There are objective numbers about grain shipments and exports from Canada.  According to the Canadian Grain Commission, as of crop week 39, which ended April 29, 2018, overall grain exports are only down a tiny 2.1% compared to the same week last year.  Remember that last crop year, the Canadian Transportation Agency found the railways delivered 7% more grain than the previous year – almost a new record.  In 11 of the 39 crop weeks overall exports are seldom down more than 1% and most of the missing export volume is accounted for by increased domestic use and the fall of canola and pulse exports.

However, the real eye-openers are the numbers for wheat.  Up to April 29/18 total wheat exports are up a blistering 14.75% compared to last year.  The CGC also reports that in every week of the 2017-18 crop year Canada exported substantially more wheat than in the same period for the previous crop year.  Claims by elevator agents they have no room ring hollow when their grain companies are moving more wheat than ever to export position.

Even barley exports are up 66.8%.  Smaller crops like soy beans are down 10%, while lentils, peas, and other pulses are down more than 50%, mostly because of Indian tariffs.  Canola is down 5.4% and durum is down 10% after the private trade bungled quality assurance.  It is these last two crops which account for the biggest part of that overall 2.1% drop in export grain shipments. It is the grain companies who are responsible for customers turning away from prairie canola, durum wheat, and pulse crops.

It is notable the private trade has bungled quality assurance on the grains with poor export numbers.

Without a single-desk marketer to manage logistics and deal with quality assurance there is no way prairie farmers will receive full value for their grain and customers will get what they want – when they want it.  So there is little evidence for blaming the trains, at least this time.

In spite of what you may read in some of the business press, the year-to-date export numbers from the Canadian Grain Commission show the railways are doing their job.  So farmers and their former customers are the ones being short changed in many ways by the grain companies.

Oil by Rail is Trivial
Oil by rail is another excuse used by grain company apologists to divert attention from their poor management. The National Energy Board publishes monthly figures for oil shipments crossing the Canadian border by rail.  The highest shipment month since 2012 was December of 2014 at 27,913 cubic meters (m³) of oil per day.  As of February 2018 oil by rail is down to 21,306 m³ per day.  It sounds like a lot of oil, but it is only 163 oil tank cars a day.  This is a drop in the bucket compared to the roughly 1,300 grain cars a day that moved last year’s grain crops to port.

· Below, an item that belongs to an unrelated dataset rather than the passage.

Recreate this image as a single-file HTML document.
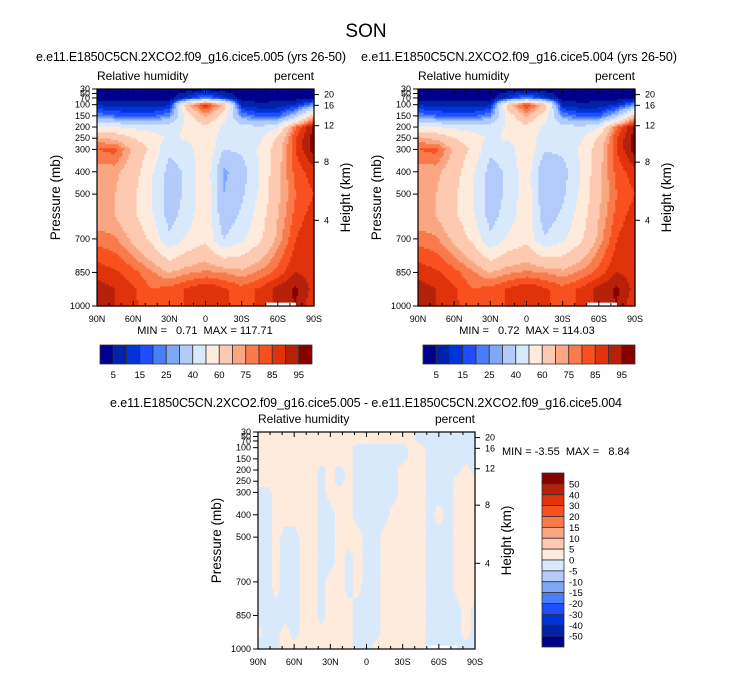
<!DOCTYPE html>
<html><head><meta charset="utf-8"><style>
body{margin:0;background:#fff}
svg{display:block;font-family:"Liberation Sans",Arial,sans-serif}
</style></head><body>
<svg id="fig" width="733" height="673" viewBox="0 0 733 673">
<text x="366" y="37" font-size="19" text-anchor="middle">SON</text>
<text x="191" y="61" font-size="12.5" text-anchor="middle" textLength="310">e.e11.E1850C5CN.2XCO2.f09_g16.cice5.005 (yrs 26-50)</text>
<text x="519" y="61" font-size="12.5" text-anchor="middle" textLength="316">e.e11.E1850C5CN.2XCO2.f09_g16.cice5.004 (yrs 26-50)</text>
<text x="366" y="407" font-size="12.5" text-anchor="middle" textLength="512">e.e11.E1850C5CN.2XCO2.f09_g16.cice5.005 - e.e11.E1850C5CN.2XCO2.f09_g16.cice5.004</text>
<g id="panels"></g>
</svg>
<script>
// pressure levels (mb) of data grid rows
const presLevels=[30,70,100,150,200,250,300,400,500,600,700,850,925,1000];
// latitudes 90N..90S, 15 deg step (top panels)
const latsMean=[90,75,60,45,30,15,0,-15,-30,-45,-60,-75,-90];
// latitudes 90N..90S, 7.5 deg step (difference panel)
const latsDiff=[90,82.5,75,67.5,60,52.5,45,37.5,30,22.5,15,7.5,0,-7.5,-15,-22.5,-30,-37.5,-45,-52.5,-60,-67.5,-75,-82.5,-90];
// RH contour levels
const rhLevels=[5,10,15,20,25,30,40,50,60,70,75,80,85,90,95];
const rhLabels=["5","15","25","40","60","75","85","95"];
const diffLevels=[-50,-40,-30,-20,-15,-10,-5,0,5,10,15,20,30,40,50];
const diffLabels=["50","40","30","20","15","10","5","0","-5","-10","-15","-20","-30","-40","-50"];
const pTicks=[30,50,70,100,150,200,250,300,400,500,700,850,1000];
const hTicks=["20","16","12","8","4"];
const hTickPres=[55,103,194,357,617];
const xTickLabels=["90N","60N","30N","0","30S","60S","90S"];
// RH, case 005 (rows = presLevels, cols = latsMean)
const rhCase005=[
[2,2,2,2,2,2,3,2,2,2,2,2,3],
[3,3,3,3,3,12,25,12,3,3,3,3,5],
[9,8,7,7,9,70,88,70,8,6,7,10,25],
[24,20,18,18,25,55,72,55,25,18,18,35,70],
[52,50,48,46,45,52,58,48,45,42,48,80,96],
[72,68,60,55,48,52,58,45,45,48,62,85,98],
[80,82,68,58,42,45,60,40,42,52,65,85,98],
[72,72,65,52,36,42,58,28,35,50,68,82,88],
[70,70,62,50,35,42,58,30,38,52,68,80,85],
[70,70,62,52,36,45,58,33,42,55,70,82,88],
[78,76,68,58,42,52,58,40,48,58,72,85,90],
[88,86,82,76,70,74,76,75,72,76,82,90,88],
[93,90,86,80,82,86,90,86,82,86,92,96,88],
[95,90,86,83,82,86,88,86,83,86,92,95,85]];
// RH, case 004
const rhCase004=[
[2,2,2,2,2,2,3,2,2,2,2,2,3],
[3,3,3,3,3,12,24,12,3,3,3,3,5],
[9,8,7,7,9,68,86,68,8,6,7,10,25],
[24,20,18,18,25,55,71,55,25,18,18,35,69],
[52,50,48,46,45,52,57,48,45,42,48,80,96],
[72,68,60,55,48,52,57,45,45,48,62,85,98],
[80,82,68,58,42,45,59,41,42,52,65,85,98],
[72,72,65,52,36,42,57,30,36,50,68,82,88],
[70,70,62,50,35,42,57,32,38,52,68,80,85],
[70,70,62,52,36,45,57,34,42,55,70,82,88],
[78,76,68,58,42,52,57,41,48,58,72,85,90],
[88,86,82,76,70,74,76,75,72,76,82,90,88],
[93,90,86,80,82,86,90,86,82,86,92,96,88],
[95,90,86,83,82,86,88,86,83,86,92,95,85]];
// difference 005-004 (one list per latsDiff column, values top->bottom over presLevels)
const rhDiffCols=[
[1,1,1,1,1,1,-1,-1,-1,-1,-1,-1,1,-1],
[1,1,1,1,1,1,-1,-1,-1,-1,-1,-1,-1,-1],
[1,1,1,1,1,1,1,1,1,1,1,-1,-1,-1],
[1,1,1,1,1,1,1,1,-1,-1,-1,-1,1,1],
[1,1,1,1,1,1,1,1,-1,-1,-1,-1,-1,1],
[1,1,1,1,1,1,1,1,1,1,1,1,1,1],
[1,1,1,1,1,1,1,1,1,1,1,1,1,1],
[1,1,1,1,-1,-1,-1,-1,-1,-1,-1,-1,1,1],
[1,1,1,1,1,1,1,-1,-1,-1,1,1,1,1],
[1,1,1,1,-1,-1,1,1,1,1,1,1,1,1],
[1,1,1,1,1,1,1,1,1,-1,-1,1,1,1],
[1,1,-1,-1,-1,-1,-1,-1,1,1,1,-1,-1,-1],
[1,1,-1,-1,-1,-1,-1,-1,-1,-1,-1,-1,-1,-1],
[1,1,-1,-1,-1,-1,-1,-1,-1,-1,-1,-1,-1,1],
[1,1,-1,-1,-1,-1,-1,-1,1,1,1,1,1,1],
[1,1,-1,-1,-1,-1,-1,1,1,1,1,1,1,1],
[1,1,-1,-1,1,1,1,1,1,1,1,1,1,1],
[1,1,1,1,1,1,1,1,1,1,1,1,1,1],
[-1,-1,1,1,1,1,1,1,1,1,1,1,1,1],
[-1,-1,-1,-1,-1,-1,-1,-1,-1,-1,-1,-1,-1,-1],
[-1,-1,-1,-1,-1,-1,-1,1,-1,-1,-1,-1,-1,-1],
[-1,-1,-1,-1,-1,-1,-1,-1,-1,-1,-1,-1,-1,-1],
[-1,-1,-1,-1,-1,1,1,1,1,1,1,-1,-1,-1],
[-1,-1,-1,-1,1,1,1,1,1,1,1,1,1,-1],
[-1,-1,-1,-1,-1,1,1,1,1,1,1,-1,-1,-1]];
const statsLeft="MIN =\u00a0\u00a0\u00a00.71\u00a0\u00a0MAX = 117.71";
const statsRight="MIN =\u00a0\u00a0\u00a00.72\u00a0\u00a0MAX = 114.03";
const statsDiff="MIN = -3.55\u00a0\u00a0MAX =\u00a0\u00a0 8.84";

const palette=['#00008c','#0022a8','#0033d9','#1f4cff','#4a7ef7','#7fa7f7','#b2cbfa','#d8e9fc','#feebdc','#fdcab1','#fba683','#f97a4a','#f8501f','#e0320b','#b5210a','#870000'];
const NS="http://www.w3.org/2000/svg";
const root=document.getElementById('panels');
function mk(tag,attrs,parent){const e=document.createElementNS(NS,tag);for(const k in attrs)e.setAttribute(k,attrs[k]);(parent||root).appendChild(e);return e;}
function colorFor(v,levels){let i=0;while(i<levels.length&&v>=levels[i])i++;return palette[i];}
function interp(grid,lats,lat,p){
  let fi=(lats[0]-lat)/(lats[0]-lats[lats.length-1])*(lats.length-1);
  fi=Math.max(0,Math.min(lats.length-1.0001,fi));
  let k=0;while(k<presLevels.length-2&&p>presLevels[k+1])k++;
  let fk=(p-presLevels[k])/(presLevels[k+1]-presLevels[k]);fk=Math.max(0,Math.min(1,fk));
  const i=Math.floor(fi),t=fi-i;
  const a=grid[k][i]*(1-t)+grid[k][i+1]*t;
  const b=grid[k+1][i]*(1-t)+grid[k+1][i+1]*t;
  return a*(1-fk)+b*fk;
}
function panel(name,x0,y0,W,H,grid,lats,levels){
  const g=mk('g',{});
  
  
  const xS=lat=>x0+(90-lat)/180*W;
  const yS=p=>y0+(p-30)/970*H;
  const N=110,cw=W/N,ch=H/N;
  for(let r=0;r<N;r++){
    const p=30+(r+0.5)/N*970;
    let start=0,cur=null;
    for(let c=0;c<=N;c++){
      let col=null;
      if(c<N){const lat=90-(c+0.5)/N*180;col=colorFor(interp(grid,lats,lat,p),levels);}
      if(col!==cur){
        if(cur!==null){const rc=mk('rect',{x:(x0+start*cw).toFixed(2),y:(y0+r*ch).toFixed(2),width:((c-start)*cw+0.6).toFixed(2),height:(ch+0.6).toFixed(2),fill:cur},g);
          
          }
        start=c;cur=col;
      }
    }
  }
  const wp=mk('rect',{x:xS(-50),y:yS(985),width:xS(-75)-xS(-50),height:yS(1000)-yS(985),fill:'#fff'},g);
  
  
  const fr=mk('rect',{x:x0,y:y0,width:W,height:H,fill:'none',stroke:'#000','stroke-width':1.2},g);
  
  
  for(let lat=90;lat>=-90;lat-=10){
    const x=xS(lat),major=(lat%30===0),L=major?5:3;
    mk('line',{x1:x,y1:y0+H,x2:x,y2:y0+H-L,stroke:'#000','stroke-width':1},g);
    mk('line',{x1:x,y1:y0,x2:x,y2:y0+L,stroke:'#000','stroke-width':1},g);
  }
  xTickLabels.forEach((s,i)=>{const t=mk('text',{x:xS(90-30*i),y:y0+H+16,'font-size':9,'text-anchor':'middle'},g);t.textContent=s;
    
    });
  pTicks.forEach(p=>{const y=yS(p);mk('line',{x1:x0-5,y1:y,x2:x0,y2:y,stroke:'#000','stroke-width':1},g);
    const t=mk('text',{x:x0-7,y:y+3,'font-size':9,'text-anchor':'end'},g);t.textContent=p;
    
    });
  hTicks.forEach((s,i)=>{const y=yS(hTickPres[i]);mk('line',{x1:x0+W,y1:y,x2:x0+W+5,y2:y,stroke:'#000','stroke-width':1},g);
    const t=mk('text',{x:x0+W+10,y:y+3,'font-size':9},g);t.textContent=s;
    
    });
  const py=mk('text',{x:0,y:0,'font-size':13.5,'text-anchor':'middle',transform:`translate(${x0-37},${y0+H/2}) rotate(-90)`},g);py.textContent='Pressure (mb)';
  
  
  const hy=mk('text',{x:0,y:0,'font-size':13.5,'text-anchor':'middle',transform:`translate(${x0+W+36},${y0+H/2}) rotate(-90)`},g);hy.textContent='Height (km)';
  
  
  const lt=mk('text',{x:x0,y:y0-9,'font-size':12},g);lt.textContent='Relative humidity';
  
  
  const rt=mk('text',{x:x0+W,y:y0-9,'font-size':12,'text-anchor':'end'},g);rt.textContent='percent';
  
  
}
function hColorbar(name,x0,y0,W,H){
  const g=mk('g',{});
  
  
  const bw=W/16;
  palette.forEach((c,i)=>{const r=mk('rect',{x:x0+i*bw,y:y0,width:bw,height:H,fill:c,stroke:'#333','stroke-width':0.8},g);
    
    });
  rhLabels.forEach((s,i)=>{const t=mk('text',{x:x0+(1+2*i)*bw,y:y0+H+14,'font-size':9.5,'text-anchor':'middle'},g);t.textContent=s;
    
    });
}
function vColorbar(name,x0,y0,W,H){
  const g=mk('g',{});
  
  
  const bh=H/16;
  palette.slice().reverse().forEach((c,i)=>{const r=mk('rect',{x:x0,y:y0+i*bh,width:W,height:bh,fill:c,stroke:'#333','stroke-width':0.8},g);
    
    });
  diffLabels.forEach((s,i)=>{const t=mk('text',{x:x0+W+5,y:y0+(i+1)*bh+3.5,'font-size':9.5},g);t.textContent=s;
    
    });
}
function label(name,x,y,s,anchor){const t=mk('text',{x:x,y:y,'font-size':11,'text-anchor':anchor||'middle'});t.textContent=s;
  
  }

const rhDiff=presLevels.map((_,k)=>rhDiffCols.map(col=>col[k]));

panel('left-contour-panel',97,89,217,217,rhCase005,latsMean,rhLevels);
panel('right-contour-panel',418,89,217,217,rhCase004,latsMean,rhLevels);
panel('diff-contour-panel',258,432,217,217,rhDiff,latsDiff,diffLevels);
label('left-min-max',205,334,statsLeft);
label('right-min-max',527,334,statsRight);
label('diff-min-max',502,455,statsDiff,'start');
hColorbar('left-colorbar',100,345,212,19);
hColorbar('right-colorbar',423,345,212,19);
vColorbar('diff-colorbar',542,473,22,174);
</script>
</body></html>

Most oil still goes south into the United States to be refined.  Grain goes west to the Pacific.  Adding oil transport to rail does not use the same tracks or mountain passes as grain – at least not for now.  Scaling up rail operations to meet extra demand for shipping oil south is a matter of adding extra locomotives and crews. 

 

One comment

  1. Mary Nokleby

    This is important information and should be widely available. This month’s Alberta Reviews is featuring this question CAN FAMERS AND THE NDP FIND COMMON GROUND?

    Given this is Alberta, who knows what the perspective is…I haven’t read the articles yet….but one thing is for sure.

    If we ignore the scams that large private companies set up for farmer’s made dependent on their services by the demise of the wheat board….more farms will also end up in the hands of multinational agribusiness.

    The NDP finding common ground with those boys will be a painful show to tune in on.